MPTP shows remarkable species specific toxicity. It is extremely toxic to humans and certain species of monkey. The macaque monkeys, Macaca fascicularis, are particularly susceptible to the toxic effects of MPTP, doses in the range of 1 mg/kg being sufficient to induce a marked Parkinsonian syndrome. This syndrome is virtually identical to the idiopathic human condition with the exception of resting tremor which is not always observed. The drug is far less toxic to marmosets where it tends to induce a milder syndrome which is reversible to some extent. In contrast, MPTP has virtually no toxic effects in rats and guinea pigs though certain strains of mice, for example C57 black mice, are susceptible to large doses of the drug. There is anecdotal evidence to suggest that older monkeys are more vulnerable to the toxic effects of MPTP than young ones. Degeneration of dopaminergic neurons in the ventral tegmental area and noradrenergic neurons in the locus coeruleus have been reported following the administration of large doses of MPTP to aged macaques. However, it appears that the full behavioural syndrome can be elicited following MPTP doses which result in selective degeneration of nigral dopaminergic neurons and where striatal dopamine depletions are limited to the CAUDATE NUCLEUS and the PUTAMEN.
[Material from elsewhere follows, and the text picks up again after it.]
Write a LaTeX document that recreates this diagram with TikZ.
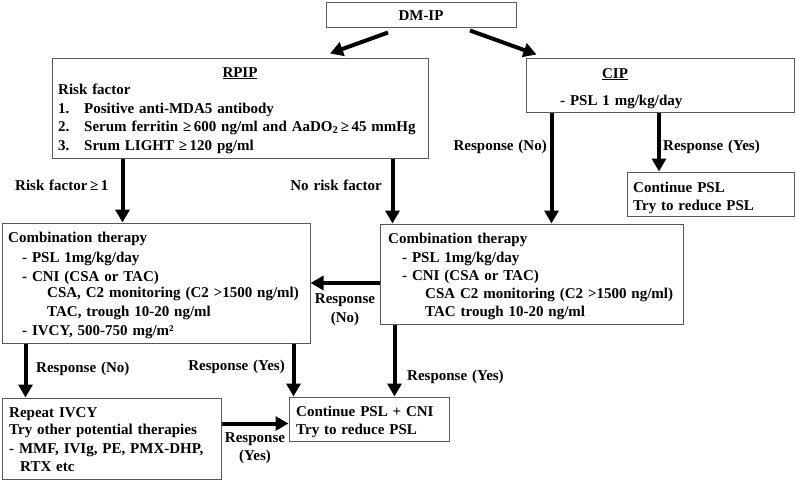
\documentclass[tikz,border=0pt]{standalone}
\usepackage{fontspec}
\setmainfont{Liberation Serif}[WordSpace=1.3]
\usetikzlibrary{arrows.meta,calc,fit}
\tikzset{
  box/.style={draw=black!65, line width=1pt, inner sep=0pt, rectangle},
  txt/.style={anchor=base west, inner sep=0pt, font=\fontsize{15}{18}\selectfont\bfseries},
  txtr/.style={txt, anchor=base east},
  txtc/.style={txt, anchor=base},
  arr/.style={line width=4pt, -{Triangle[length=13pt,width=14pt]}},
}
\begin{document}
\begin{tikzpicture}[x=1pt,y=-1pt]
\useasboundingbox (0,0) rectangle (796,482);
% boxes
\node[box, fit={(326,2) (516,27)}] (dmip) {};
\node[box, fit={(52,58) (428,158)}] (rpip) {};
\node[box, fit={(526,58) (794,112)}] (cip) {};
\node[box, fit={(627,172) (794,216)}] (contpsl) {};
\node[box, fit={(2,223) (310,343)}] (combL) {};
\node[box, fit={(380,224) (683,324)}] (combR) {};
\node[box, fit={(2,398) (221,479)}] (repeat) {};
\node[box, fit={(289,397) (449,441)}] (contcni) {};
% texts
\node[txtc] (tdm) at (421,20) {DM-IP};
\node[txtc] (trp) at (240,77) {\underline{RPIP}};
\node[txt] (trf) at (58,94) {Risk factor};
\node[txt] (tn1) at (58,113) {1.};
\node[txt] (tr1) at (84,113) {Positive anti-MDA5 antibody};
\node[txt] (tn2) at (58,131) {2.};
\node[txt] (tr2) at (84,131) {Serum ferritin ≥\,600 ng/ml and AaDO\textsubscript{2}\,≥\,45 mmHg};
\node[txt] (tn3) at (58,150) {3.};
\node[txt] (tr3) at (84,150) {Srum LIGHT ≥\,120 pg/ml};
\node[txtc] (tcip) at (615,78) {\underline{CIP}};
\node[txt] (tcp) at (560,105) {- PSL 1 mg/kg/day};
\node[txt] (tcon1) at (633,192) {Continue PSL};
\node[txt] (tcon2) at (633,210) {Try to reduce PSL};
\node[txtr] (lno1) at (547,150) {Response (No)};
\node[txt] (lyes1) at (663,150) {Response (Yes)};
\node[txt] (lrf) at (15,190) {Risk factor\,≥\,1};
\node[txtr] (lnrf) at (382,190) {No risk factor};
% combination left
\node[txt] (cl1) at (8,242) {Combination therapy};
\node[txt] (cl2) at (22,262) {- PSL 1mg/kg/day};
\node[txt] (cl3) at (22,281) {- CNI (CSA or TAC)};
\node[txt] (cl4) at (47,297) {CSA, C2 monitoring (C2 >1500 ng/ml)};
\node[txt] (cl5) at (47,316) {TAC, trough 10-20 ng/ml};
\node[txt] (cl6) at (22,335) {- IVCY, 500-750 mg/m²};
% combination right
\node[txt] (cr1) at (388,243) {Combination therapy};
\node[txt] (cr2) at (402,262) {- PSL 1mg/kg/day};
\node[txt] (cr3) at (402,280) {- CNI (CSA or TAC)};
\node[txt] (cr4) at (425,298) {CSA C2 monitoring (C2 >1500 ng/ml)};
\node[txt] (cr5) at (425,316) {TAC trough 10-20 ng/ml};
% mid label
\node[txtc] (lrn1) at (345,303) {Response};
\node[txtc] (lrn2) at (345,322) {(No)};
\node[txt] (lno2) at (36,372) {Response (No)};
\node[txtr] (lyes2) at (285,370) {Response (Yes)};
\node[txt] (lyes3) at (407,380) {Response (Yes)};
% repeat
\node[txt] (rp1) at (9,417) {Repeat IVCY};
\node[txt] (rp2) at (9,434) {Try other potential therapies};
\node[txt] (rp3) at (9,453) {- MMF, IVIg, PE, PMX-DHP,};
\node[txt] (rp4) at (20,471) {RTX etc};
% continue cni
\node[txt] (cc1) at (296,416) {Continue PSL + CNI};
\node[txt] (cc2) at (296,434) {Try to reduce PSL};
\node[txtc] (lry1) at (255,442) {Response};
\node[txtc] (lry2) at (255,460) {(Yes)};
% arrows
\draw[arr] ($(dmip.south)+(-33,5)$) -- ($(rpip.north)+(90,-4)$);
\draw[arr] ($(dmip.south)+(49,3)$) -- ($(cip.north west)+(11,-3)$);
\draw[arr] ($(cip.south)+(-1,0)$) coordinate (a1) -- (a1 |- contpsl.north);
\draw[arr] ($(cip.south west)+(26,0)$) coordinate (a2) -- (a2 |- combR.north);
\draw[arr] ($(rpip.south west)+(71,0)$) coordinate (a3) -- (a3 |- combL.north);
\draw[arr] ($(rpip.south east)+(-36,0)$) coordinate (a4) -- (a4 |- combR.north);
\draw[arr] ($(combR.west)+(0,9)$) coordinate (a5) -- (a5 -| combL.east);
\draw[arr] ($(combL.south west)+(24,0)$) coordinate (a6) -- (a6 |- repeat.north);
\draw[arr] ($(combL.south east)+(-17,0)$) coordinate (a7) -- (a7 |- contcni.north);
\draw[arr] ($(combR.south west)+(15,0)$) coordinate (a8) -- (a8 |- contcni.north);
\draw[arr] ($(repeat.east)+(0,-15)$) coordinate (a9) -- (a9 -| contcni.west);
\end{tikzpicture}
\end{document}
MPTP itself is a relatively harmless compound. Its toxic properties arise from its conversion into the highly toxic compound MPP+. MPTP is a small lipid soluble molecule which can penetrate the BLOOD-BRAIN BARRIER with ease. Once in the brain it is thought to be oxidized to MPP+, the reaction being catalysed by the enzyme MONOAMINE OXIDASE-B (MAO-B), which is found in the MITOCHONDRIA of GLIAL CELLS. This proposed mechanism is supported by the observation that DEPRENYL, a selective inhibitor of MAO-B, can protect experimental animals from the toxic effects of MPTP. This observation has led to clinical trials where MAO-B inhibitors have been administered in attempts to slow the progression of the idiopathic human condition on the assumption that the degeneration that occurs in Parkinson’s disease is mediated by an MPTP-like compound. Results to date remain contentious. MPP+, once formed, is thought to enter dopaminergic neurons via the dopamine REUPTAKE system. This hypothesis is supported by the observation that blockers of the dopamine transporter reduce the toxic effects of MPP+ on cultured dopaminergic neurons. The species specific nature of MPTP-induced toxicity may reflect an action of neuromelanin. This pigment tends to be present in nigral neurons of species which are susceptible to MPTP. It is thought that neuromelanin may actively bind MPP+ and thus act as a depot for it. The precise manner in which MPP+ kills nigral neurons is unclear but it is assumed that the compound interferes with mitochondrial functioning.